**** Dataset rows
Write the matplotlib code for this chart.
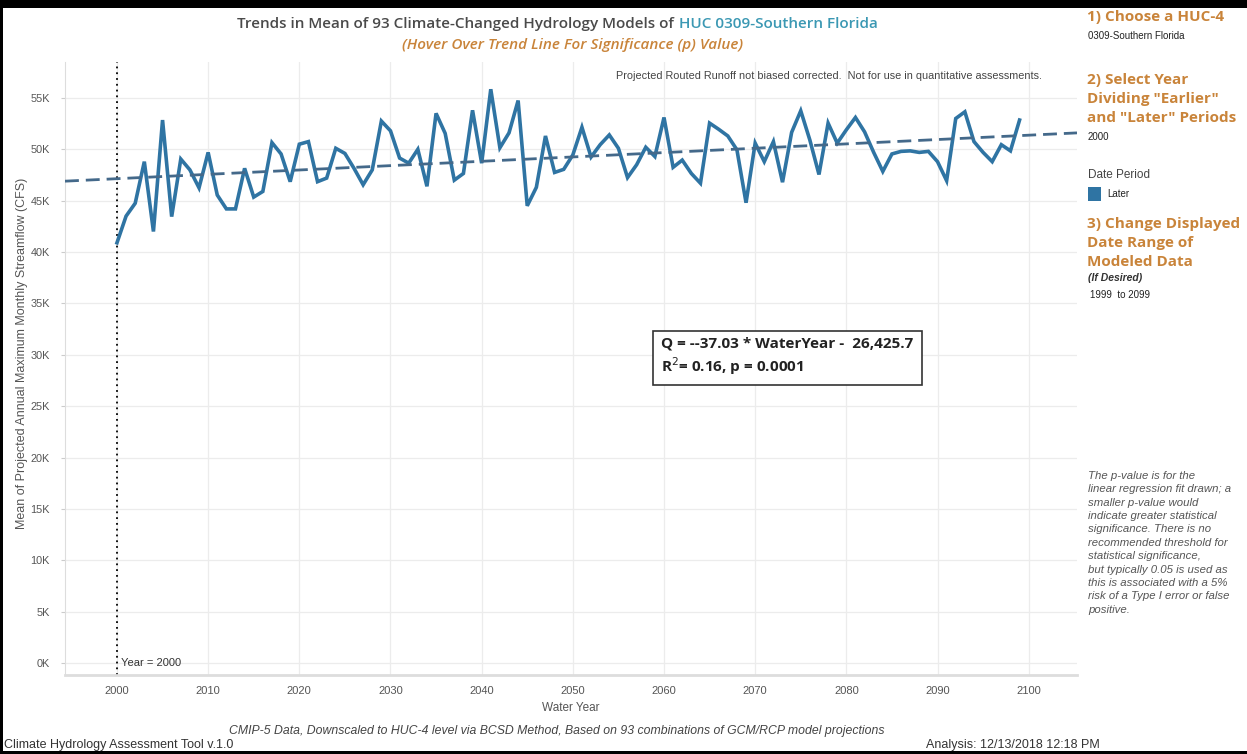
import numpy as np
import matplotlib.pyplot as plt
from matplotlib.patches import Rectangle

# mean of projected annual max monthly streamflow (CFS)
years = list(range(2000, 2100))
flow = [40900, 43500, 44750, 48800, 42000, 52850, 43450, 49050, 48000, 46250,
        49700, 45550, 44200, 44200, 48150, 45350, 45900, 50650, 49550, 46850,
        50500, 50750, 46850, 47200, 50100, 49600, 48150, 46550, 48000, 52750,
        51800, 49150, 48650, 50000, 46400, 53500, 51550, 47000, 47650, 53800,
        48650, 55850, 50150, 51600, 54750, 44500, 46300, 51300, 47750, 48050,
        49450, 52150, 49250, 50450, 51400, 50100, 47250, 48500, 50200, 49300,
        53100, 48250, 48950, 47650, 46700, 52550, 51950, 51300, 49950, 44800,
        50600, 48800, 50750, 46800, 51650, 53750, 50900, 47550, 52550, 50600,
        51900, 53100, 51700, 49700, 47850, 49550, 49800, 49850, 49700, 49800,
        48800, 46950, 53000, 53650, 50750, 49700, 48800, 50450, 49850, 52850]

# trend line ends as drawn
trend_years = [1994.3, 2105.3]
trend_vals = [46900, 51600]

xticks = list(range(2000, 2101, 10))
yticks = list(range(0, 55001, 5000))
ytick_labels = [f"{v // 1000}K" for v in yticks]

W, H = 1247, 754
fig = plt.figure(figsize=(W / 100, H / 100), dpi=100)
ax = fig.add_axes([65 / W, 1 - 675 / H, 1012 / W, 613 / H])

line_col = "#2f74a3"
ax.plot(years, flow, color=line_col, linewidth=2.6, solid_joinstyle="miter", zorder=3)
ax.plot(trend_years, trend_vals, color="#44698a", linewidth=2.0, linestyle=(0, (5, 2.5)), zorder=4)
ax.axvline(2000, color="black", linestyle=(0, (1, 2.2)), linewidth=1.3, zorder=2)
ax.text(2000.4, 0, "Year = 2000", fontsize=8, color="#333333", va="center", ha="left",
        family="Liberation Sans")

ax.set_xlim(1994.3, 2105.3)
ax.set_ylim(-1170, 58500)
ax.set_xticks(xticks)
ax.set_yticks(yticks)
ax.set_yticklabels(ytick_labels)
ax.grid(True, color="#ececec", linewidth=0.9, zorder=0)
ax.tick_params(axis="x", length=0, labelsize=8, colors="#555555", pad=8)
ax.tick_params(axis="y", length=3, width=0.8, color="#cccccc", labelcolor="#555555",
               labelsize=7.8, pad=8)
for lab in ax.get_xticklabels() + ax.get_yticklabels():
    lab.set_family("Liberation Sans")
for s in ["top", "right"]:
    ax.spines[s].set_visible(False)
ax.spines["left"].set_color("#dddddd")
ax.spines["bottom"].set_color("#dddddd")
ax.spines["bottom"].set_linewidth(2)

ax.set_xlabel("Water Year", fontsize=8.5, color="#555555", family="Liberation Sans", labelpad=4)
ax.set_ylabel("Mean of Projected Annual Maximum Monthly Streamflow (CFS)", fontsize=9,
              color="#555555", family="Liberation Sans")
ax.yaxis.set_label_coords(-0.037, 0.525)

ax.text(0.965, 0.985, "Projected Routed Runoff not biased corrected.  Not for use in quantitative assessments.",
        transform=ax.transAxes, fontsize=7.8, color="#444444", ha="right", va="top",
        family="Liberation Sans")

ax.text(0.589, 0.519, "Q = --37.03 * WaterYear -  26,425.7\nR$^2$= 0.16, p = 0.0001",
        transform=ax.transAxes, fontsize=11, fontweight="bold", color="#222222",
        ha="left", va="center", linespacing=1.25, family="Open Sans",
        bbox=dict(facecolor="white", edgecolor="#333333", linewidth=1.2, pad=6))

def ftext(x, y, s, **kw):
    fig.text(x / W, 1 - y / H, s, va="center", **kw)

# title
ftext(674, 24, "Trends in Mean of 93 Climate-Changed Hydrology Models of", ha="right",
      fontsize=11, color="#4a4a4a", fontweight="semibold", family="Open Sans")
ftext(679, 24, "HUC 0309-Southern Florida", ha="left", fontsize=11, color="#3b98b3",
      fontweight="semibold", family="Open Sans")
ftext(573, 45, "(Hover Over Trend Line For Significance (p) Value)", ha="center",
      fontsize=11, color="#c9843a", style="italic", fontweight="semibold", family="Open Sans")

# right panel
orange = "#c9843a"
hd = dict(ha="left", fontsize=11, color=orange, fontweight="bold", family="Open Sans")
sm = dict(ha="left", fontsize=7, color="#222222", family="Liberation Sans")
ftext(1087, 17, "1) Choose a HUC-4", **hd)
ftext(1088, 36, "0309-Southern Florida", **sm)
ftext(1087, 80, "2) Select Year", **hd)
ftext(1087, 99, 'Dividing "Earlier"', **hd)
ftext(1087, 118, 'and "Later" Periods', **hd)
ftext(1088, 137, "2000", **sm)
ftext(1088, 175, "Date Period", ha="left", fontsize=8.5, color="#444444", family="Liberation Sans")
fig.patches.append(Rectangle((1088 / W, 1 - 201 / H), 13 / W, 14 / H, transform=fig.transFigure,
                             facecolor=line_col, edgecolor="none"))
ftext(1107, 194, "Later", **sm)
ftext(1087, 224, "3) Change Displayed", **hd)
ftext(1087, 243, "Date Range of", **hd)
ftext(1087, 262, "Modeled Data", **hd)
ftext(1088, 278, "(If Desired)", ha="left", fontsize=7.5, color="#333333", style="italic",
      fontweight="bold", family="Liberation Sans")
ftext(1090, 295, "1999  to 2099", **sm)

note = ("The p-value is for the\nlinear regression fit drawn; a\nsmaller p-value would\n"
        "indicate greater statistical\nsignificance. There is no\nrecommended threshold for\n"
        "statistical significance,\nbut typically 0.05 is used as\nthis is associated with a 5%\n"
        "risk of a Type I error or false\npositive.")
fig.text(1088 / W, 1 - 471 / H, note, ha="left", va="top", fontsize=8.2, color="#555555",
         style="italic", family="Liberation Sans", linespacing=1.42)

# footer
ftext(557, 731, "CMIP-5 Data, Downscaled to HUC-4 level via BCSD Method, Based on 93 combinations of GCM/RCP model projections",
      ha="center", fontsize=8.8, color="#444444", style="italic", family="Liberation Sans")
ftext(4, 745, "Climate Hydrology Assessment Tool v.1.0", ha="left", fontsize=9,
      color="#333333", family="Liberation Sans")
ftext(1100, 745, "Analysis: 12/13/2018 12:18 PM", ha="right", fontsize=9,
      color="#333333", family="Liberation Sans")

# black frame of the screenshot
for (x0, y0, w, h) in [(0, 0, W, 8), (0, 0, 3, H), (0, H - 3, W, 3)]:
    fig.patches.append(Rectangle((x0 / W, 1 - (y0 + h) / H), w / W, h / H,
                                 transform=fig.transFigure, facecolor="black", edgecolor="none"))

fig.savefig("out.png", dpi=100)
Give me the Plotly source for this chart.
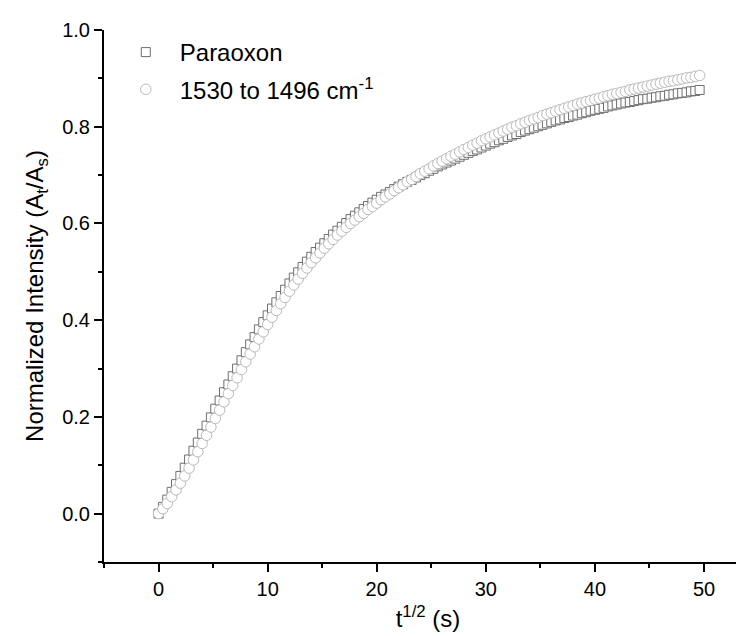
********
Aim. Print out the material word for word, omitting the pictures.

Task response.
Write the matplotlib code for this chart.
import numpy as np
import matplotlib.pyplot as plt
from matplotlib.patches import Rectangle

# mean of projected annual max monthly streamflow (CFS)
years = list(range(2000, 2100))
flow = [40900, 43500, 44750, 48800, 42000, 52850, 43450, 49050, 48000, 46250,
        49700, 45550, 44200, 44200, 48150, 45350, 45900, 50650, 49550, 46850,
        50500, 50750, 46850, 47200, 50100, 49600, 48150, 46550, 48000, 52750,
        51800, 49150, 48650, 50000, 46400, 53500, 51550, 47000, 47650, 53800,
        48650, 55850, 50150, 51600, 54750, 44500, 46300, 51300, 47750, 48050,
        49450, 52150, 49250, 50450, 51400, 50100, 47250, 48500, 50200, 49300,
        53100, 48250, 48950, 47650, 46700, 52550, 51950, 51300, 49950, 44800,
        50600, 48800, 50750, 46800, 51650, 53750, 50900, 47550, 52550, 50600,
        51900, 53100, 51700, 49700, 47850, 49550, 49800, 49850, 49700, 49800,
        48800, 46950, 53000, 53650, 50750, 49700, 48800, 50450, 49850, 52850]

# trend line ends as drawn
trend_years = [1994.3, 2105.3]
trend_vals = [46900, 51600]

xticks = list(range(2000, 2101, 10))
yticks = list(range(0, 55001, 5000))
ytick_labels = [f"{v // 1000}K" for v in yticks]

W, H = 1247, 754
fig = plt.figure(figsize=(W / 100, H / 100), dpi=100)
ax = fig.add_axes([65 / W, 1 - 675 / H, 1012 / W, 613 / H])

line_col = "#2f74a3"
ax.plot(years, flow, color=line_col, linewidth=2.6, solid_joinstyle="miter", zorder=3)
ax.plot(trend_years, trend_vals, color="#44698a", linewidth=2.0, linestyle=(0, (5, 2.5)), zorder=4)
ax.axvline(2000, color="black", linestyle=(0, (1, 2.2)), linewidth=1.3, zorder=2)
ax.text(2000.4, 0, "Year = 2000", fontsize=8, color="#333333", va="center", ha="left",
        family="Liberation Sans")

ax.set_xlim(1994.3, 2105.3)
ax.set_ylim(-1170, 58500)
ax.set_xticks(xticks)
ax.set_yticks(yticks)
ax.set_yticklabels(ytick_labels)
ax.grid(True, color="#ececec", linewidth=0.9, zorder=0)
ax.tick_params(axis="x", length=0, labelsize=8, colors="#555555", pad=8)
ax.tick_params(axis="y", length=3, width=0.8, color="#cccccc", labelcolor="#555555",
               labelsize=7.8, pad=8)
for lab in ax.get_xticklabels() + ax.get_yticklabels():
    lab.set_family("Liberation Sans")
for s in ["top", "right"]:
    ax.spines[s].set_visible(False)
ax.spines["left"].set_color("#dddddd")
ax.spines["bottom"].set_color("#dddddd")
ax.spines["bottom"].set_linewidth(2)

ax.set_xlabel("Water Year", fontsize=8.5, color="#555555", family="Liberation Sans", labelpad=4)
ax.set_ylabel("Mean of Projected Annual Maximum Monthly Streamflow (CFS)", fontsize=9,
              color="#555555", family="Liberation Sans")
ax.yaxis.set_label_coords(-0.037, 0.525)

ax.text(0.965, 0.985, "Projected Routed Runoff not biased corrected.  Not for use in quantitative assessments.",
        transform=ax.transAxes, fontsize=7.8, color="#444444", ha="right", va="top",
        family="Liberation Sans")

ax.text(0.589, 0.519, "Q = --37.03 * WaterYear -  26,425.7\nR$^2$= 0.16, p = 0.0001",
        transform=ax.transAxes, fontsize=11, fontweight="bold", color="#222222",
        ha="left", va="center", linespacing=1.25, family="Open Sans",
        bbox=dict(facecolor="white", edgecolor="#333333", linewidth=1.2, pad=6))

def ftext(x, y, s, **kw):
    fig.text(x / W, 1 - y / H, s, va="center", **kw)

# title
ftext(674, 24, "Trends in Mean of 93 Climate-Changed Hydrology Models of", ha="right",
      fontsize=11, color="#4a4a4a", fontweight="semibold", family="Open Sans")
ftext(679, 24, "HUC 0309-Southern Florida", ha="left", fontsize=11, color="#3b98b3",
      fontweight="semibold", family="Open Sans")
ftext(573, 45, "(Hover Over Trend Line For Significance (p) Value)", ha="center",
      fontsize=11, color="#c9843a", style="italic", fontweight="semibold", family="Open Sans")

# right panel
orange = "#c9843a"
hd = dict(ha="left", fontsize=11, color=orange, fontweight="bold", family="Open Sans")
sm = dict(ha="left", fontsize=7, color="#222222", family="Liberation Sans")
ftext(1087, 17, "1) Choose a HUC-4", **hd)
ftext(1088, 36, "0309-Southern Florida", **sm)
ftext(1087, 80, "2) Select Year", **hd)
ftext(1087, 99, 'Dividing "Earlier"', **hd)
ftext(1087, 118, 'and "Later" Periods', **hd)
ftext(1088, 137, "2000", **sm)
ftext(1088, 175, "Date Period", ha="left", fontsize=8.5, color="#444444", family="Liberation Sans")
fig.patches.append(Rectangle((1088 / W, 1 - 201 / H), 13 / W, 14 / H, transform=fig.transFigure,
                             facecolor=line_col, edgecolor="none"))
ftext(1107, 194, "Later", **sm)
ftext(1087, 224, "3) Change Displayed", **hd)
ftext(1087, 243, "Date Range of", **hd)
ftext(1087, 262, "Modeled Data", **hd)
ftext(1088, 278, "(If Desired)", ha="left", fontsize=7.5, color="#333333", style="italic",
      fontweight="bold", family="Liberation Sans")
ftext(1090, 295, "1999  to 2099", **sm)

note = ("The p-value is for the\nlinear regression fit drawn; a\nsmaller p-value would\n"
        "indicate greater statistical\nsignificance. There is no\nrecommended threshold for\n"
        "statistical significance,\nbut typically 0.05 is used as\nthis is associated with a 5%\n"
        "risk of a Type I error or false\npositive.")
fig.text(1088 / W, 1 - 471 / H, note, ha="left", va="top", fontsize=8.2, color="#555555",
         style="italic", family="Liberation Sans", linespacing=1.42)

# footer
ftext(557, 731, "CMIP-5 Data, Downscaled to HUC-4 level via BCSD Method, Based on 93 combinations of GCM/RCP model projections",
      ha="center", fontsize=8.8, color="#444444", style="italic", family="Liberation Sans")
ftext(4, 745, "Climate Hydrology Assessment Tool v.1.0", ha="left", fontsize=9,
      color="#333333", family="Liberation Sans")
ftext(1100, 745, "Analysis: 12/13/2018 12:18 PM", ha="right", fontsize=9,
      color="#333333", family="Liberation Sans")

# black frame of the screenshot
for (x0, y0, w, h) in [(0, 0, W, 8), (0, 0, 3, H), (0, H - 3, W, 3)]:
    fig.patches.append(Rectangle((x0 / W, 1 - (y0 + h) / H), w / W, h / H,
                                 transform=fig.transFigure, facecolor="black", edgecolor="none"))

fig.savefig("out.png", dpi=100)
Give me the Plotly source for this chart.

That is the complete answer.